# Unramified map between local noetherian rings

Let $$A \subseteq B$$ a finite type inclusion of two regular local noetherian rings. Let's call $$\mathfrak{m}, \mathfrak{n}$$ the maximal ideals of $$A,B$$ respectively. Let's suppose that $$\mathfrak{m}B=\mathfrak{n}$$ and $$\dfrac{A}{\mathfrak{m}} \cong \dfrac{B}{\mathfrak{n}}$$.

With this condition, I've got that the map is unramified and so that $$\Omega_{B/A}=0$$. Now, I've got a doubt: given that, let's call $$F,K$$ the fraction fields respectively of $$A,B$$, one should get $$\Omega_{K/F}=0$$ which in general is not true.

What am I missing??

• It's true if $K/F$ is separable and to have unramifiedness at the generic point of $\mathrm{Spec}(B)\to\mathrm{Spec}(A)$ you need separability of the residue field extensions (which, because they are generic points, is just $K/F$). – Alex Youcis Sep 11 '19 at 16:47
• Having that $\Omega_{B/A}=0$ the map should be unramified (also etale in this particular case) so in particular unramified at the generic point no? – Tommaso Scognamiglio Sep 11 '19 at 16:51
• To check that $\Omega_{B/A}=0$ one just needs to do that at the closed point where the condition on the maximal ideals and on the residue field should be enough to conclude that the module of differentials is zero. – Tommaso Scognamiglio Sep 11 '19 at 16:54
• Why I'm saying to you is that it sounds like you're saying that the map $f:\mathrm{Spec}(B)\to\mathrm{Spec}(A)$ is unramified if $\mathfrak{m}B=\mathfrak{n}$ and $A/\mathfrak{m}\to B/\mathfrak{n}$ is an isomorphism. But, this is not true. Presumably you want to use the criterion "a map $X\to Y$ is etale if it's flat and unramified, and its urnamified if for all $x\in X$ with image $y\in Y$ we have that $\mathfrak{m}_y\mathcal{O}_{X,x}=\mathfrak{m}_x$ and $k(x)/k(y)$ is a separable extension" But, you have only checked this at the closed point of $\mathrm{Spec}(B)$, not the generic point. – Alex Youcis Sep 11 '19 at 16:54
• To check that $\Omega^1_{B/A}$ is what on the closed point? – Alex Youcis Sep 11 '19 at 16:57

Claim: If $$A\subset B$$ is an inclusion of domains with $$Frac(A)=F$$ and $$Frac(B)=K$$ and $$\Omega_{B/A}=0$$, then $$\Omega_{K/F}=0$$ as well.

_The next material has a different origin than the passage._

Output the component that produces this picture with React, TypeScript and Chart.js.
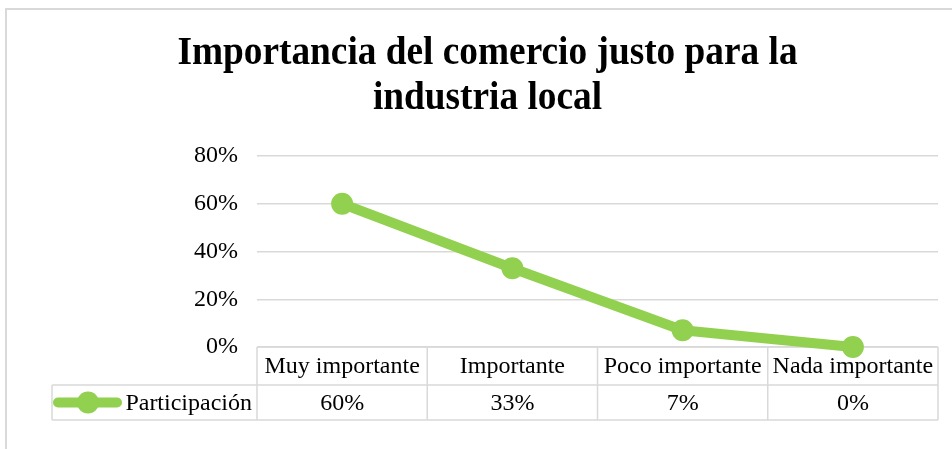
import React, { useEffect, useRef } from "react";
import { Chart, registerables } from "chart.js";

Chart.register(...registerables);

const titleLines = ["Importancia del comercio justo para la", "industria local"];
const categories = ["Muy importante", "Importante", "Poco importante", "Nada importante"];
const seriesName = "Participación";
const participacion = [60, 33, 7, 0];
const yMin = 0;
const yMax = 80;
const yStep = 20;

const GREEN = "#92D050";
const GRID = "#D9D9D9";
const FONT = "'Liberation Serif', 'Times New Roman', serif";

const framePlugin = {
  id: "frame",
  beforeDraw(chart: any) {
    const ctx = chart.ctx;
    ctx.save();
    ctx.fillStyle = "#fff";
    ctx.fillRect(0, 0, chart.width, chart.height);
    ctx.strokeStyle = GRID;
    ctx.lineWidth = 2;
    ctx.beginPath();
    ctx.moveTo(6, chart.height);
    ctx.lineTo(6, 9);
    ctx.lineTo(chart.width, 9);
    ctx.stroke();
    ctx.restore();
  },
};

const titlePlugin = {
  id: "customTitle",
  afterDraw(chart: any) {
    const ctx = chart.ctx;
    ctx.save();
    ctx.fillStyle = "#000";
    ctx.font = `bold 39px ${FONT}`;
    ctx.textAlign = "center";
    ctx.textBaseline = "alphabetic";
    const cx = 487.5;
    const baselines = [64, 109];
    titleLines.forEach((t, i) => {
      ctx.save();
      ctx.translate(cx, baselines[i]);
      ctx.scale(0.957, 1);
      ctx.fillText(t, 0, 0);
      ctx.restore();
    });
    ctx.restore();
  },
};

const tablePlugin = {
  id: "dataTable",
  beforeDatasetsDraw(chart: any) {
    const ctx = chart.ctx;
    const x = chart.scales.x;
    const area = chart.chartArea;
    const n = categories.length;
    const step = (x.right - x.left) / n;
    const top = area.bottom;
    const mid = top + 38;
    const bot = mid + 35;
    const legendLeft = 52;
    ctx.save();
    ctx.strokeStyle = GRID;
    ctx.lineWidth = 1.5;
    const line = (x1: number, y1: number, x2: number, y2: number) => {
      ctx.beginPath();
      ctx.moveTo(x1, y1);
      ctx.lineTo(x2, y2);
      ctx.stroke();
    };
    line(x.left, top, x.right, top);
    line(legendLeft, mid, x.right, mid);
    line(legendLeft, bot, x.right, bot);
    for (let i = 0; i <= n; i++) {
      const xx = x.left + i * step;
      line(xx, top, xx, bot);
    }
    line(legendLeft, mid, legendLeft, bot);

    ctx.fillStyle = "#000";
    ctx.font = `24px ${FONT}`;
    ctx.textAlign = "center";
    ctx.textBaseline = "middle";
    categories.forEach((c, i) => {
      ctx.fillText(c, x.getPixelForValue(i), (top + mid) / 2 + 1);
    });
    participacion.forEach((v, i) => {
      ctx.fillText(`${v}%`, x.getPixelForValue(i), (mid + bot) / 2 + 1);
    });

    // legend key
    const ly = (mid + bot) / 2;
    ctx.strokeStyle = GREEN;
    ctx.lineWidth = 10;
    ctx.lineCap = "round";
    line(legendLeft + 6, ly, legendLeft + 65, ly);
    ctx.fillStyle = GREEN;
    ctx.beginPath();
    ctx.arc(legendLeft + 36, ly, 11, 0, Math.PI * 2);
    ctx.fill();
    ctx.fillStyle = "#000";
    ctx.textAlign = "right";
    ctx.fillText(seriesName, x.left - 5, ly + 1);
    ctx.restore();
  },
};

export default function App() {
  const ref = useRef<HTMLCanvasElement>(null);
  useEffect(() => {
    if (!ref.current) return;
    const chart = new Chart(ref.current, {
      type: "line",
      data: {
        labels: categories,
        datasets: [
          {
            label: seriesName,
            data: participacion,
            borderColor: GREEN,
            backgroundColor: GREEN,
            borderWidth: 10,
            pointRadius: 11,
            pointHoverRadius: 11,
            pointBackgroundColor: GREEN,
            pointBorderWidth: 0,
            tension: 0,
            clip: false as any,
            borderJoinStyle: "round",
            borderCapStyle: "round",
          },
        ],
      },
      options: {
        animation: false,
        responsive: true,
        maintainAspectRatio: false,
        layout: { padding: { left: 0, right: 14, top: 156, bottom: 0 } },
        plugins: {
          legend: { display: false },
          title: { display: false },
          tooltip: { enabled: false },
        },
        scales: {
          x: {
            type: "category",
            offset: true,
            grid: { display: false },
            border: { display: false },
            ticks: { display: false },
            afterFit: (s: any) => {
              s.height = 102;
            },
          },
          y: {
            min: yMin,
            max: yMax,
            grid: { color: GRID, lineWidth: 1.5, drawTicks: false },
            border: { display: false },
            ticks: {
              stepSize: yStep,
              padding: 19,
              color: "#000",
              font: { family: FONT, size: 24 },
              callback: (v: any) => `${v}%`,
            },
            afterFit: (s: any) => {
              s.width = 257;
            },
          },
        },
      },
      plugins: [framePlugin, tablePlugin, titlePlugin],
    });
    return () => chart.destroy();
  }, []);
  return (
    <div style={{ position: "fixed", left: 0, top: 0, width: 952, height: 449, background: "#fff" }}>
      <canvas ref={ref} />
    </div>
  );
}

Proof: We use Stacks 00RT:

Let $$\phi: A\to B$$ be a ring map.

1. If $$S\subset A$$ is a multiplcative subset mapping to invertible elements of $$B$$, then $$\Omega_{B/A}=\Omega_{B/S^{-1}A}$$.

2. If $$S\subset B$$ is a multiplcative subset, then $$S^{-1}\Omega_{B/A}=\Omega_{S^{-1}B/A}$$.

First, letting $$S=B\setminus 0$$, we see that $$\Omega_{K/A}=\Omega_{S^{-1}B/A}=S^{-1}\Omega_{B/A}=S^{-1}0=0$$ by (2). But then with $$S^{-1}=A\setminus 0$$ and considering the composite $$A\to B\to K$$ we have $$\Omega_{K/F}=\Omega_{K/S^{-1}A}=\Omega_{K/A}$$ by (1). So this module $$\Omega_{K/F}$$ is in fact zero. $$\blacksquare$$

This applies to your situation and shows your (un)desired result. I think Alex Youcis' interpetation in the comments is a good one: the unramified locus of a morphism is open, and the only open subset of the spectrum of a regular local ring which contains the closed point is the whole spectrum. So if you have that your map is unramified at the closed point, it must be unramified at all points of the spectrum.